** START **

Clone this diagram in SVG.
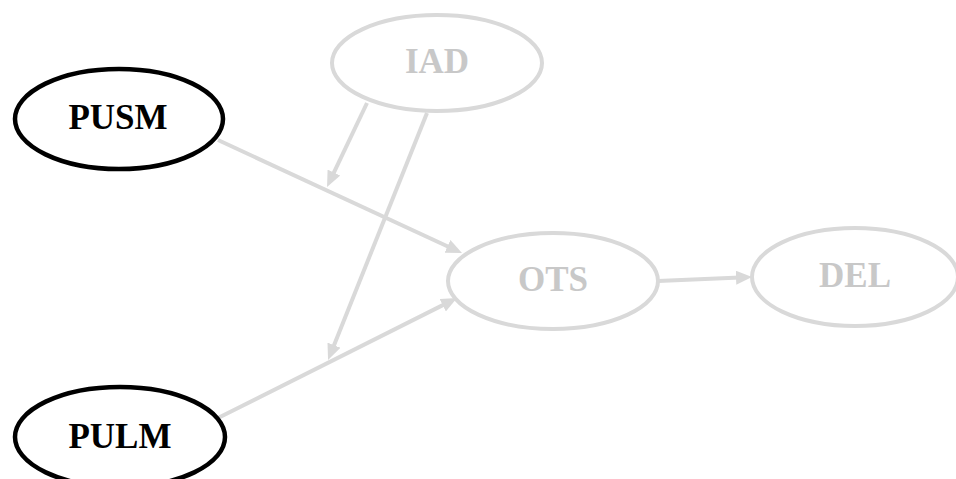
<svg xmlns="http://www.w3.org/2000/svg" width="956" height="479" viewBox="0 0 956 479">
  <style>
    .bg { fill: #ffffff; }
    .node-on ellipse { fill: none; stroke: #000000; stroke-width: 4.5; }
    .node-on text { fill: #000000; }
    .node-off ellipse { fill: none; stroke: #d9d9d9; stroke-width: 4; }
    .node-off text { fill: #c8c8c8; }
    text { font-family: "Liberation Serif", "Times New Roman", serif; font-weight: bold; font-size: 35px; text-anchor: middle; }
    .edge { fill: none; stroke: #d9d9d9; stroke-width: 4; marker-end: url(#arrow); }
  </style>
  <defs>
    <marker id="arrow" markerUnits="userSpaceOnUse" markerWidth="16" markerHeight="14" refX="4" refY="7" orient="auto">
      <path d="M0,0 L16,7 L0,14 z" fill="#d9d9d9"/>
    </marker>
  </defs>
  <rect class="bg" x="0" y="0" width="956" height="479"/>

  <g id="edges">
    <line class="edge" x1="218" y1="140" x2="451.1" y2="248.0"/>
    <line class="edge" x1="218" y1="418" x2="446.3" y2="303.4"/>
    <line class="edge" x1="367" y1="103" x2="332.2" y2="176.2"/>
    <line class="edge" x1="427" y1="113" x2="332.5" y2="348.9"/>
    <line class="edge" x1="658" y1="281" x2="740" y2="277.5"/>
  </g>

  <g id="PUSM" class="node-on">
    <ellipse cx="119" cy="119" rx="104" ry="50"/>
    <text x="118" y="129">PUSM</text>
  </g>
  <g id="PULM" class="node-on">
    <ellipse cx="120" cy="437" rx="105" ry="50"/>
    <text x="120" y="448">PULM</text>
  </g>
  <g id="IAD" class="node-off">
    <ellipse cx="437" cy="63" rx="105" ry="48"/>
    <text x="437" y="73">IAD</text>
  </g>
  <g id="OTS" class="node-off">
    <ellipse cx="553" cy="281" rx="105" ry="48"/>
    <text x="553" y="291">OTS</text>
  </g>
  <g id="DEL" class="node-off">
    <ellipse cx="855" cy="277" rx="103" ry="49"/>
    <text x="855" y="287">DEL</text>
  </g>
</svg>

** END **

=== Written instruction ===
Please transcribe the material above exactly as written. Leave the pictures out.

=== Task result ===
Clone this diagram in SVG.
<svg xmlns="http://www.w3.org/2000/svg" width="956" height="479" viewBox="0 0 956 479">
  <style>
    .bg { fill: #ffffff; }
    .node-on ellipse { fill: none; stroke: #000000; stroke-width: 4.5; }
    .node-on text { fill: #000000; }
    .node-off ellipse { fill: none; stroke: #d9d9d9; stroke-width: 4; }
    .node-off text { fill: #c8c8c8; }
    text { font-family: "Liberation Serif", "Times New Roman", serif; font-weight: bold; font-size: 35px; text-anchor: middle; }
    .edge { fill: none; stroke: #d9d9d9; stroke-width: 4; marker-end: url(#arrow); }
  </style>
  <defs>
    <marker id="arrow" markerUnits="userSpaceOnUse" markerWidth="16" markerHeight="14" refX="4" refY="7" orient="auto">
      <path d="M0,0 L16,7 L0,14 z" fill="#d9d9d9"/>
    </marker>
  </defs>
  <rect class="bg" x="0" y="0" width="956" height="479"/>

  <g id="edges">
    <line class="edge" x1="218" y1="140" x2="451.1" y2="248.0"/>
    <line class="edge" x1="218" y1="418" x2="446.3" y2="303.4"/>
    <line class="edge" x1="367" y1="103" x2="332.2" y2="176.2"/>
    <line class="edge" x1="427" y1="113" x2="332.5" y2="348.9"/>
    <line class="edge" x1="658" y1="281" x2="740" y2="277.5"/>
  </g>

  <g id="PUSM" class="node-on">
    <ellipse cx="119" cy="119" rx="104" ry="50"/>
    <text x="118" y="129">PUSM</text>
  </g>
  <g id="PULM" class="node-on">
    <ellipse cx="120" cy="437" rx="105" ry="50"/>
    <text x="120" y="448">PULM</text>
  </g>
  <g id="IAD" class="node-off">
    <ellipse cx="437" cy="63" rx="105" ry="48"/>
    <text x="437" y="73">IAD</text>
  </g>
  <g id="OTS" class="node-off">
    <ellipse cx="553" cy="281" rx="105" ry="48"/>
    <text x="553" y="291">OTS</text>
  </g>
  <g id="DEL" class="node-off">
    <ellipse cx="855" cy="277" rx="103" ry="49"/>
    <text x="855" y="287">DEL</text>
  </g>
</svg>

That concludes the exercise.